The alpacas found themselves with quite a number of visitors in their yard one evening last week. I was in the farmyard with Jill and Kent when they called over to me to come see the frog eggs in the alpaca pool.
I rescued as many eggs as I could and moved them to a 5 gallon bucket. I say rescued only because we drain and scrub the pool daily and these eggs were soon to be “thrown out with the bathwater.” Generally, wild animals are very rarely in any need of actual rescuing and human intervention often causes more problems for the animals than it remedies.

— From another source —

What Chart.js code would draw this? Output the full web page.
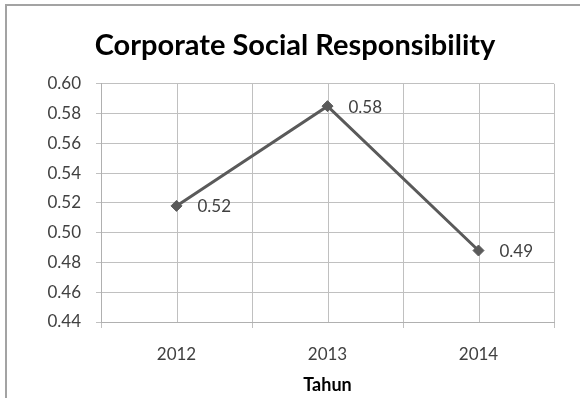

After our newly laid egg masses were removed from the pool and settled into their new home, Jill called Ranger Greg to help us answer my “what now?” question. He assured us that there’s nothing more we can do for the eggs but wait and once they hatch, they should be just fine eating the algae in the water for at least a little while. One source I looked at said the eggs will hatch into teeny, tiny tadpoles in anywhere from 4 to 14 days.
So now we wait. I am terrible at waiting -really, I’ve checked on the bucket at least a dozen times today, just to make sure they’re okay-.
In the meantime, do you have any ideas as to what kind of frogs these will grow up to be?
Quick Edit:
In the time it took to write the first blog post, our little eggs have hatched! In 3 days, many of the eggs became tiny tadpoles, each a maximum of 1/4 inch long.